EXERCISE DIRECTIONS => Repeat word for word the lines from the top of the records through the line containing "760, 510, 280]", and skip the pictures.

# START OF INPUT ROWS

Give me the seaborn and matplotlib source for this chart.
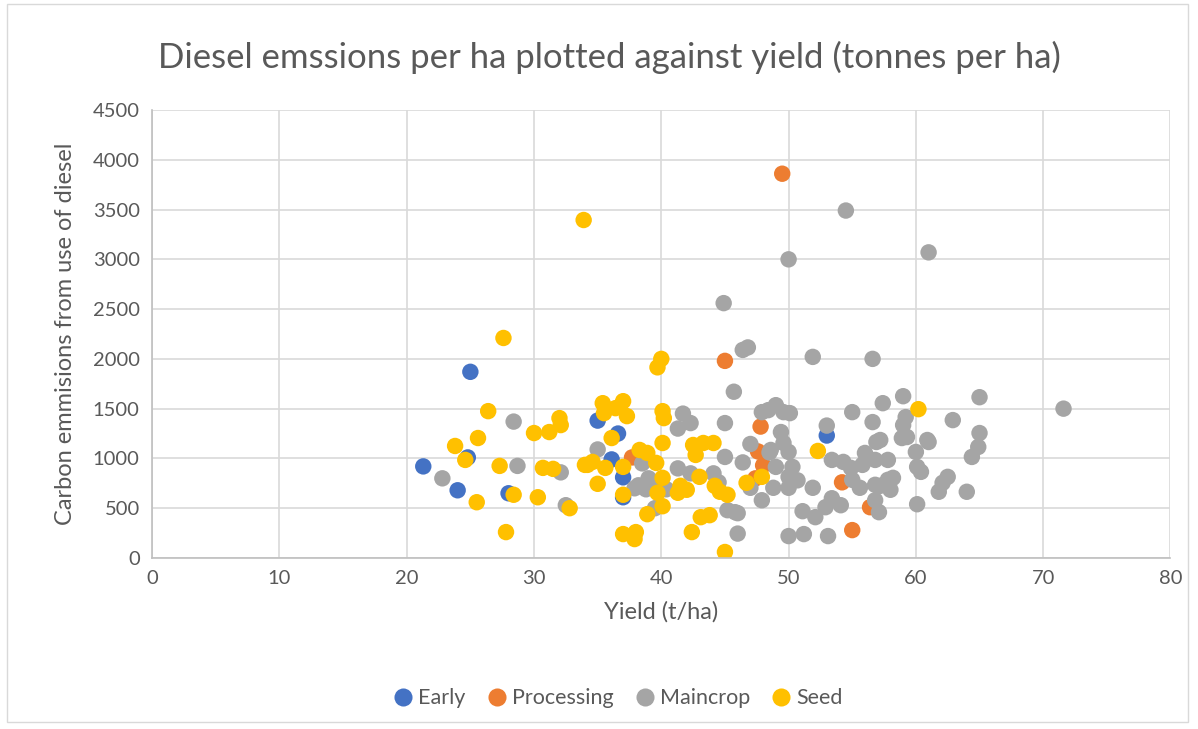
import pandas as pd
import matplotlib.pyplot as plt
import seaborn as sns
from matplotlib.patches import Rectangle

# values: yield (t/ha) and diesel CO2 per ha
early_x = [21.3, 25.0, 24.8, 24.0, 28.0, 35.0, 36.6, 36.1, 37.0, 37.0, 53.0]
early_y = [920, 1870, 1010, 680, 650, 1380, 1250, 990, 810, 610, 1230]

proc_x = [49.5, 45.0, 47.8, 47.6, 48.0, 47.4, 37.7, 54.2, 56.4, 55.0]
proc_y = [3860, 1980, 1320, 1070, 930, 800, 1010, 760, 510, 280]

main_x = [22.8, 28.4, 28.7, 32.1, 32.5, 35.0, 38.5, 38.2, 39.0, 37.9, 39.9, 39.5,
          41.7, 42.3, 41.3, 45.0, 45.7, 45.0, 41.3, 42.3, 44.1, 45.2, 46.0, 46.0,
          44.9, 46.4, 46.8, 51.9, 56.6, 54.5, 50.0, 61.0, 71.6,
          47.9, 49.0, 49.6, 50.1, 48.4, 49.4, 47.0, 48.6, 49.6, 50.0, 46.4, 49.0,
          50.3, 50.0, 50.7, 47.0, 48.8, 50.0, 51.9, 47.9, 45.8, 50.0, 51.1, 52.1,
          52.9, 53.4, 54.1, 51.2, 53.1, 53.0, 55.0, 56.6, 57.4, 56.9, 53.4, 54.3,
          54.9, 56.0, 55.8, 56.8, 57.8, 55.0, 55.6, 56.8, 57.8, 56.8, 57.1,
          59.0, 59.2, 59.0, 58.9, 59.3, 57.2, 60.0, 60.1, 60.4, 60.9, 61.0, 62.9,
          65.0, 65.0, 64.9, 64.4, 62.5, 62.1, 61.8, 64.0, 58.2, 58.0, 60.1, 57.2,
          38.8, 39.3, 40.4, 44.5, 48.5]
main_y = [800, 1370, 925, 860, 530, 1090, 950, 730, 800, 700, 710, 500,
          1450, 1355, 1300, 1355, 1670, 1015, 900, 850, 850, 480, 450, 245,
          2560, 2090, 2115, 2020, 2000, 3490, 3000, 3070, 1500,
          1465, 1535, 1465, 1455, 1485, 1265, 1145, 1085, 1155, 1065, 960, 915,
          915, 815, 780, 705, 705, 705, 705, 580, 460, 220, 470, 410,
          510, 600, 530, 240, 220, 1330, 1465, 1365, 1555, 1165, 985, 965,
          905, 1055, 935, 985, 985, 785, 705, 735, 785, 580, 460,
          1625, 1415, 1335, 1205, 1215, 1185, 1065, 915, 865, 1185, 1165, 1385,
          1615, 1255, 1115, 1015, 815, 755, 665, 665, 805, 685, 540, 725,
          690, 760, 690, 760, 1060]

seed_x = [35.4, 37.0, 35.5, 36.4, 37.3, 40.1, 40.2, 36.1, 40.1, 38.3, 38.9,
          34.2, 34.6, 35.6, 37.0, 39.6, 40.1, 35.0, 37.0, 39.7, 40.1, 38.9,
          37.0, 38.0, 37.9, 42.5, 43.3, 44.1, 42.7, 43.0, 41.5, 42.0, 41.3,
          44.2, 44.6, 45.2, 43.1, 43.8, 42.4, 45.0,
          26.4, 23.8, 25.6, 24.6, 27.3, 25.5, 28.4, 27.8, 30.0, 31.2, 32.0,
          32.1, 30.7, 31.5, 30.3, 32.8, 34.0, 27.6, 33.9, 39.7, 40.0, 60.2,
          52.3, 46.7, 47.9]
seed_y = [1555, 1575, 1455, 1505, 1425, 1475, 1405, 1205, 1155, 1085, 1055,
          935, 965, 905, 915, 955, 805, 745, 635, 655, 520, 440,
          240, 260, 190, 1135, 1155, 1155, 1035, 815, 725, 685, 655,
          725, 665, 635, 410, 430, 260, 60,
          1475, 1125, 1205, 985, 925, 560, 635, 260, 1255, 1265, 1405,
          1335, 905, 895, 610, 500, 935, 2210, 3395, 1915, 2000, 1495,
          1075, 755, 815]

series = ['Early', 'Processing', 'Maincrop', 'Seed']
colours = ['#4472C4', '#ED7D31', '#A5A5A5', '#FFC000']

df = pd.concat([
    pd.DataFrame({'yield': early_x, 'co2': early_y, 'type': 'Early'}),
    pd.DataFrame({'yield': proc_x, 'co2': proc_y, 'type': 'Processing'}),
    pd.DataFrame({'yield': main_x, 'co2': main_y, 'type': 'Maincrop'}),
    pd.DataFrame({'yield': seed_x, 'co2': seed_y, 'type': 'Seed'}),
], ignore_index=True)

sns.set_style('white')
plt.rcParams['font.family'] = ['Lato', 'DejaVu Sans']

fig = plt.figure(figsize=(11.98, 7.29), dpi=100)
ax = fig.add_axes([0.127, 0.2346, 0.85, 0.6145])

sns.scatterplot(data=df, x='yield', y='co2', hue='type', hue_order=series,
                palette=colours, s=140, linewidth=0, alpha=1, ax=ax, legend=True)

ax.set_xlim(0, 80)
ax.set_ylim(0, 4500)
ax.set_xticks(range(0, 81, 10))
ax.set_yticks(range(0, 4501, 500))
ax.grid(True, color='#D9D9D9', linewidth=1.2)
ax.set_axisbelow(True)
for side in ['top', 'right']:
    ax.spines[side].set_visible(False)
for side in ['left', 'bottom']:
    ax.spines[side].set_color('#BFBFBF')
    ax.spines[side].set_linewidth(1.2)
ax.tick_params(colors='#595959', labelsize=14.5, length=0, pad=9)

ax.set_xlabel('Yield (t/ha)', fontsize=17, color='#595959', labelpad=10)
ax.set_ylabel('Carbon emmisions from use of diesel', fontsize=17, color='#595959', labelpad=12)
fig.text(0.509, 0.921, 'Diesel emssions per ha plotted against yield (tonnes per ha)',
         ha='center', va='center', fontsize=25, color='#595959')

ax.legend(loc='center', bbox_to_anchor=(0.511, 0.042), bbox_transform=fig.transFigure,
          ncol=4, frameon=False, fontsize=15.5, handletextpad=-0.3, columnspacing=0.45,
          labelcolor='#595959', markerscale=1.1)

fig.patches.append(Rectangle((0.006, 0.01), 0.986, 0.985, transform=fig.transFigure,
                             fill=False, edgecolor='#D9D9D9', linewidth=1))

fig.savefig('out.png', dpi=100, facecolor='white')
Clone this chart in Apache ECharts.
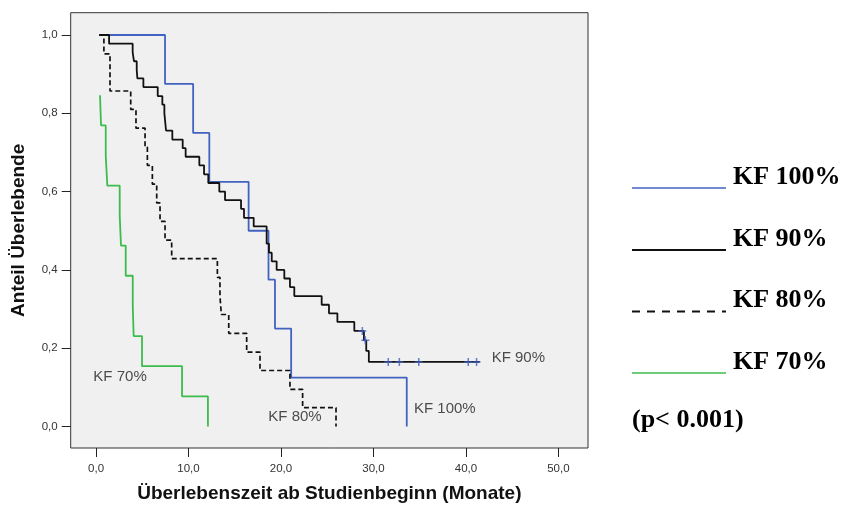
<!DOCTYPE html>
<html><head><meta charset="utf-8">
<script src="https://cdn.jsdelivr.net/npm/echarts@6/dist/echarts.min.js"></script>
<style>html,body{margin:0;padding:0;background:#fff}#c{width:841px;height:508px}</style>
</head><body><div id="c"></div><script>
// ---- data ----
const kf100Time = [0.35, 7.46, 10.5, 12.25, 16.5, 18.65, 19.35, 21.1, 33.6];
const kf100Surv = [1.0, 0.875, 0.75, 0.625, 0.5, 0.375, 0.25, 0.125, 0.0];

const kf90Time = [0.35,1.41,3.96,4.1,4.4,4.47,5.12,6.67,7.17,7.39,7.57,8.25,9.37,9.69,11.17,11.68,12.14,13.33,13.95,15.68,16.0,17.05,18.45,18.7,19.0,19.53,20.36,20.97,21.44,24.4,25.19,26.1,27.93,28.97,29.22,29.5,41.5];
const kf90Surv = [1.0,0.978,0.956,0.933,0.911,0.889,0.867,0.844,0.822,0.8,0.756,0.733,0.711,0.689,0.667,0.644,0.622,0.6,0.578,0.556,0.533,0.511,0.467,0.444,0.422,0.4,0.378,0.356,0.333,0.311,0.289,0.267,0.244,0.22,0.193,0.165,0.165];
const kf90CensTime = [28.8, 29.12, 31.6, 32.8, 34.9, 40.25, 41.15];
const kf90CensSurv = [0.244, 0.22, 0.165, 0.165, 0.165, 0.165, 0.165];

const kf80Time = [0.35,0.85,1.51,3.75,4.32,5.3,5.55,6.09,6.56,6.92,7.46,8.18,13.12,13.4,13.55,14.35,16.29,17.73,20.97,22.34,25.95];
const kf80Surv = [1.0,0.952,0.857,0.81,0.762,0.714,0.667,0.619,0.571,0.524,0.476,0.429,0.381,0.333,0.286,0.238,0.19,0.143,0.095,0.048,0.0];

const kf70Time = [0.43,0.54,1.05,1.22,2.56,2.7,3.21,3.97,4.07,4.97,9.3,12.1];
const kf70Surv = [0.846,0.769,0.692,0.615,0.538,0.462,0.385,0.308,0.231,0.154,0.077,0.0];

const curveLabelText = ['KF 70%', 'KF 80%', 'KF 100%', 'KF 90%'];
const curveLabelX = [-0.29, 18.63, 34.38, 42.78];
const curveLabelY = [0.127, 0.024, 0.045, 0.176];

const xTicks = [0, 10, 20, 30, 40, 50];
const yTicks = [0, 0.2, 0.4, 0.6, 0.8, 1.0];

const legendNames = ['KF 100%', 'KF 90%', 'KF 80%', 'KF 70%'];
const pValueText = '(p< 0.001)';
const xTitle = 'Überlebenszeit ab Studienbeginn (Monate)';
const yTitle = 'Anteil Überlebende';

// ---- styles ----
const BLUE = '#4262c0', GREEN = '#3cbc4c', BLACK = '#111';
const zip = (a, b) => a.map((v, i) => [v, b[i]]);
const fmt = v => v.toFixed(1).replace('.', ',');
const plus = 'path://M6.5,0H9.5V6.5H16V9.5H9.5V16H6.5V9.5H0V6.5H6.5Z';

const chart = echarts.init(document.getElementById('c'), null, {renderer: 'canvas'});

const legendColors = [BLUE, BLACK, BLACK, GREEN];
const legendDash = [null, null, [8, 7], null];
const legendBaseY = [186, 248, 309.5, 371];
const graphics = [];
legendNames.forEach((n, i) => {
  graphics.push({
    type: 'line', silent: true,
    shape: {x1: 632, y1: legendBaseY[i] + 2, x2: 726, y2: legendBaseY[i] + 2},
    style: {stroke: legendColors[i], lineWidth: i === 0 || i === 3 ? 1.4 : 1.8, lineDash: legendDash[i] || null}
  });
  graphics.push({
    type: 'text', silent: true,
    style: {x: 733, y: legendBaseY[i] - 9, text: n, fill: '#000',
      font: 'bold 26px "Liberation Serif", "Times New Roman", serif', verticalAlign: 'middle', align: 'left'}
  });
});
graphics.push({
  type: 'text', silent: true,
  style: {x: 632, y: 429.5 - 9, text: pValueText, fill: '#000',
    font: 'bold 26px "Liberation Serif", "Times New Roman", serif', verticalAlign: 'middle', align: 'left'}
});

const option = {
  animation: false,
  backgroundColor: '#fff',
  grid: {left: 70.7, top: 12.7, right: 253, bottom: 57, show: true,
    backgroundColor: '#f0f0f0', borderColor: '#333', borderWidth: 1},
  xAxis: {
    type: 'value', min: -2.74, max: 53.2, position: 'bottom',
    name: xTitle, nameLocation: 'middle', nameGap: 36,
    nameTextStyle: {fontFamily: '"Liberation Sans", Arial, sans-serif', fontWeight: 'bold', fontSize: 19, color: '#111'},
    axisLine: {show: false, onZero: false},
    axisTick: {show: true, length: 9, inside: false, customValues: xTicks, lineStyle: {color: '#222', width: 1}},
    axisLabel: {customValues: xTicks, formatter: fmt, margin: 15, fontSize: 11.5,
      fontFamily: '"Liberation Sans", Arial, sans-serif', color: '#333'},
    splitLine: {show: false}
  },
  yAxis: {
    type: 'value', min: -0.055, max: 1.057, position: 'left',
    name: yTitle, nameLocation: 'middle', nameGap: 42, nameRotate: 90,
    nameTextStyle: {fontFamily: '"Liberation Sans", Arial, sans-serif', fontWeight: 'bold', fontSize: 19, color: '#111'},
    axisLine: {show: false, onZero: false},
    axisTick: {show: true, length: 9, inside: false, customValues: yTicks, lineStyle: {color: '#222', width: 1}},
    axisLabel: {customValues: yTicks, formatter: fmt, margin: 13, fontSize: 11.5,
      fontFamily: '"Liberation Sans", Arial, sans-serif', color: '#333'},
    splitLine: {show: false}
  },
  series: [
    {name: 'KF 100%', type: 'line', step: 'end', data: zip(kf100Time, kf100Surv), showSymbol: false,
      lineStyle: {color: BLUE, width: 1.8}, z: 2},
    {name: 'KF 80%', type: 'line', step: 'end', data: zip(kf80Time, kf80Surv), showSymbol: false,
      lineStyle: {color: BLACK, width: 1.7, type: [5, 3]}, z: 3},
    {name: 'KF 70%', type: 'line', step: 'end', data: zip(kf70Time, kf70Surv), showSymbol: false,
      lineStyle: {color: GREEN, width: 1.8}, z: 3},
    {name: 'KF 90%', type: 'line', step: 'end', data: zip(kf90Time, kf90Surv), showSymbol: false,
      lineStyle: {color: BLACK, width: 1.8}, z: 4},
    {name: 'zensiert', type: 'scatter', data: zip(kf90CensTime, kf90CensSurv), symbol: plus, symbolSize: 8,
      itemStyle: {color: BLUE}, z: 5},
    {name: 'labels', type: 'scatter', symbolSize: 0, z: 6,
      data: curveLabelText.map((t, i) => ({value: [curveLabelX[i], curveLabelY[i]], name: t})),
      label: {show: true, position: 'right', distance: 0, formatter: p => p.name, fontSize: 15,
        fontFamily: '"Liberation Sans", Arial, sans-serif', color: '#222'}}
  ],
  graphic: graphics
};
chart.setOption(option);
</script></body></html>
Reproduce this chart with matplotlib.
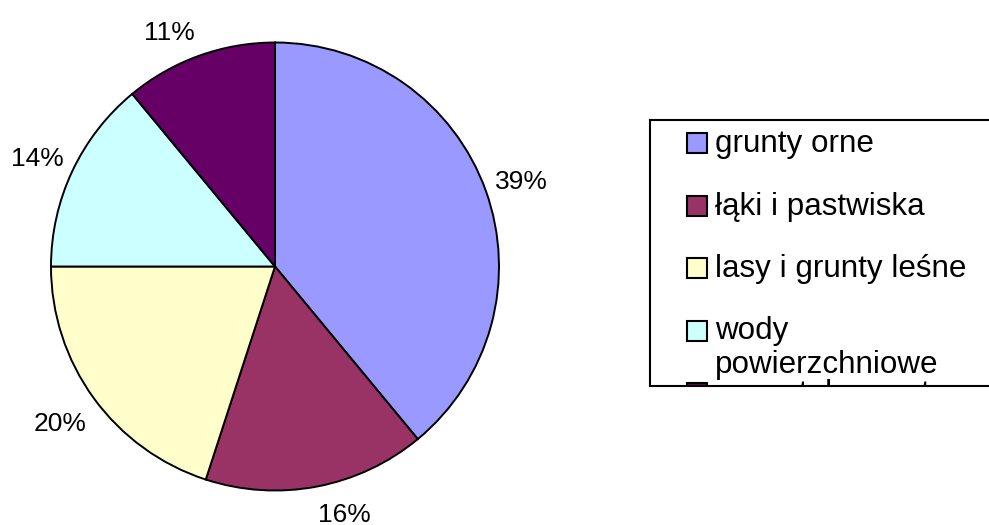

# END OF INPUT ROWS

RESULT FOR THIS EXERCISE =>
Give me the seaborn and matplotlib source for this chart.
import pandas as pd
import matplotlib.pyplot as plt
import seaborn as sns
from matplotlib.patches import Rectangle

# values: yield (t/ha) and diesel CO2 per ha
early_x = [21.3, 25.0, 24.8, 24.0, 28.0, 35.0, 36.6, 36.1, 37.0, 37.0, 53.0]
early_y = [920, 1870, 1010, 680, 650, 1380, 1250, 990, 810, 610, 1230]

proc_x = [49.5, 45.0, 47.8, 47.6, 48.0, 47.4, 37.7, 54.2, 56.4, 55.0]
proc_y = [3860, 1980, 1320, 1070, 930, 800, 1010, 760, 510, 280]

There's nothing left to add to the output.